Nearly every time a driver cuts me off on intestate 64, veers into my lane at the Hampton Roads Bridge Tunnel, or is inattentive at a light on Virginia (VA) Beach Blvd., I wonder what their problem is. Sometimes when passing the vehicle in question, I even look over. Often I see people on the cell phone, people texting, and even once, someone reading.
Thankfully though Virginia’s 2008 rate of 10.6 deaths per 100,000 population was lower than the national average of 12.3 and gives Virginia the 17th lowest fatality rate in the nation.
Traffic fatalities are a leading cause of death, especially for young people between the ages of four and 34. The years of life lost as a result of these terrible crashes make their social costs particularly high, especially since many of these losses could have been prevented.
So what can we do to prevent a wreck? First, we can remind ourselves that driving is a privilege not a right. Then we can give ourselves a refresher on safe driving.
- Check for cars twice before pulling into an intersection at a stop sign. Sometimes at first glance an on coming car can be hidden behind your wind shield pillar.
- Look behind you before backing out of a parking place. The number one mistake drives make is not looking both directions before backing up.
- Watch for cars rushing through intersections at the end of a red light. Even though you have the right away it is better to be safe than sorry.
- Look both left and right when making a right-hand turn. Remember you must ALWAYS yield to other cars when making a right on red.
- Stay alert while you are on the road distracted driving can always be avoided. Limit cell phone calls and eliminate texting. Also eliminate any extra activities like makeup application, reading the newspaper or even drinking beverages.

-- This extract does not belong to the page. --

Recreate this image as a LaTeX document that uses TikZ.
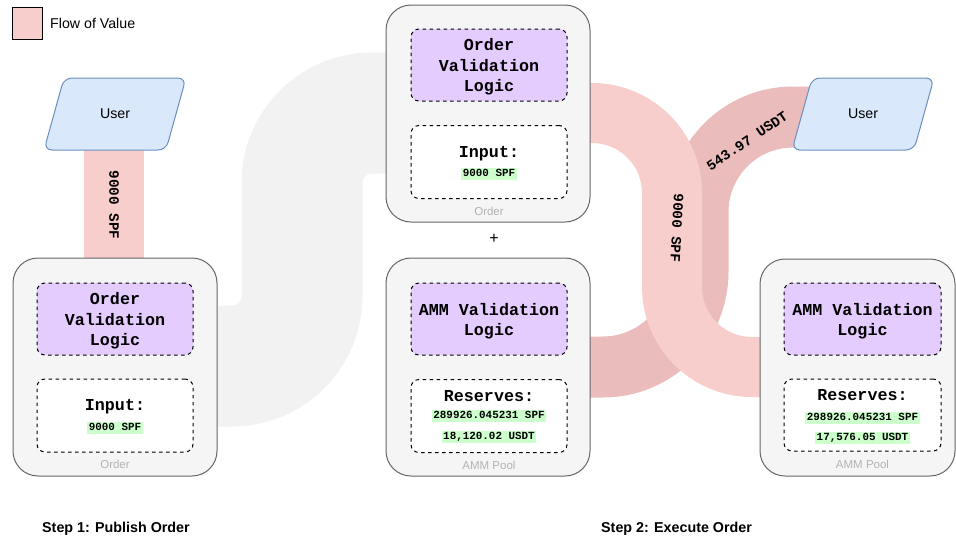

We can also model good behavior for children and teen drivers. This means not talking on the cell phone, always wearing a seat belt and coming to a complete stop at stop signs. The state of Virginia also has a safety program just for teens, since no other hazard or behavior comes close to claiming as many teen lives as driving. In 2008, 104 teenagers aged 15 – 19 died in car crashes in Virginia.
But sometimes even the most careful driver can be the victim of someone else’s carelessness. When that happens, it is your duty to your self and your family to seek legal council. Hopefully, you will only have to deal with the pain and confusion of a car accident once, or can avoid it altogether.